Now, $\frac{\partial z }{\partial y} = 1$ gives us the slope of the 2-D version of the line whose equation we interested in finding. Having a little trouble determining the equation, I consulted the book and this is what it says:
"Since tangent line is in the plane $x=2$, this calculation [namely, the calculation of $\frac{\partial z }{\partial y}$] shows that the line is parallel to the vector $v = (0,1,1)$."
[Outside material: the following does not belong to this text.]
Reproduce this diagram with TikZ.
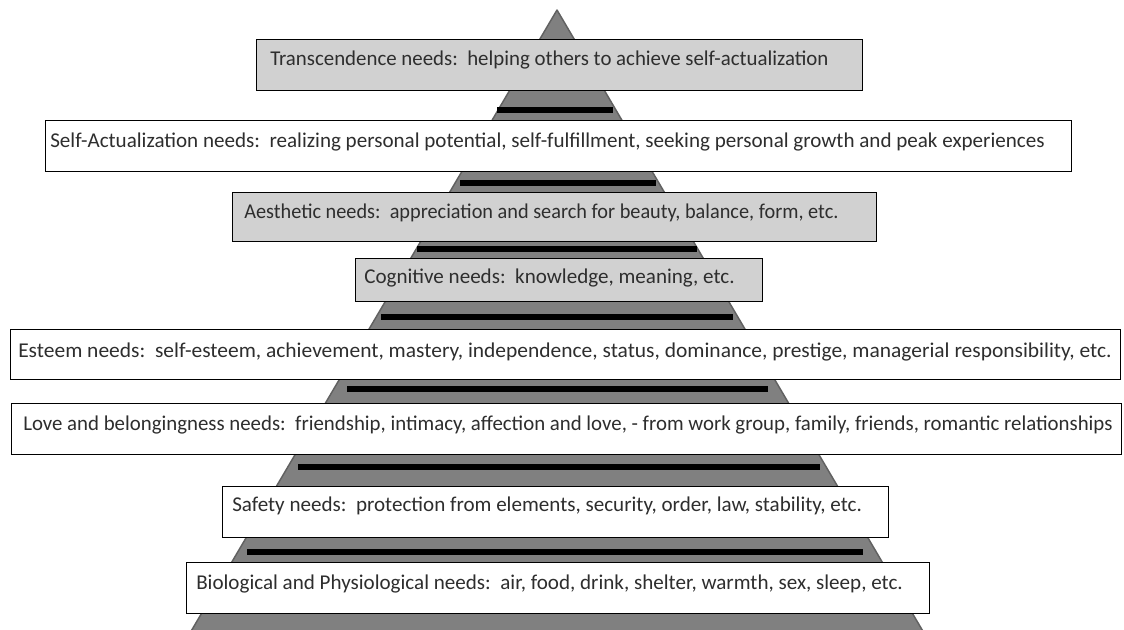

I don't see how it follows from $\frac{\partial z}{\partial y} = 1$ that the "slope" vector (not exactly sure what it is called) is $v=(0,1,1)$.
Best Answer
For your first question:
No, and the reason is that you're plugging in a value for $x$ and you're taking the partial derivative with respect to (wrt) $y$. When you take the partial wrt $y$, you treat $x$ as a constant anyway. So it won't matter if you replace $x$ with a constant before or after taking the partial wrt $y$. Note that it will matter if you take the partial wrt $x$ instead, because replacing $x$ with a constant will force the partial wrt x to be zero.
For your second question:
The vector $v$ doesn't have any special name with respect to $\frac{\partial z}{\partial y}$. It's simply a vector that's parallel to the tangent line. Anyway, the calculation gives us $$ \frac{\partial z}{\partial y} = \frac2{4y^2+1}. $$ And remember we're dealing with the tangent line at the point $(2, 1/2, \pi/4)$. So $y = 1/2$, which means $$ \frac{\partial z}{\partial y}\bigg|_{(x,y,z) = (2,1/2,\pi/4)} = \frac2{4(\frac12)^2+1} = 1. $$ So the line has slope $1$ and passes through $(x,y,z) = (2,\frac12, \frac\pi4)$. Since we can view this as a 2D line because we're working in the plane $x=2$, then the equation of our line is $z - \frac\pi4 = 1(y - \frac12)$, i.e., $$z = y + \frac\pi4 - \frac12.$$
So, why is this parallel to the vector $v = \langle 0,1,1 \rangle$? Notice that the line has slope $1$. That is, every time $y$ increases by $1$ unit, $z$ also increases by $1$ unit. The same is true of the vector $v = \langle 0,1,1 \rangle$. Recall that vectors really only tell us two things: magnitude and direction. Location is irrelevant, so for simplicity we can assume vectors begin at the origin. Then we can view $v = \langle 0,1,1 \rangle$ as the line segment between $(0,0,0)$ and $(0,1,1)$. (Technically it's a directed line segment but that's not relevant here.) So we can actually view our vector $v$ as a piece of the line $z=y$ in the plane $x=0$. Do you agree that $z=y$ and $z=y+ \frac\pi4 - \frac12$ are parallel?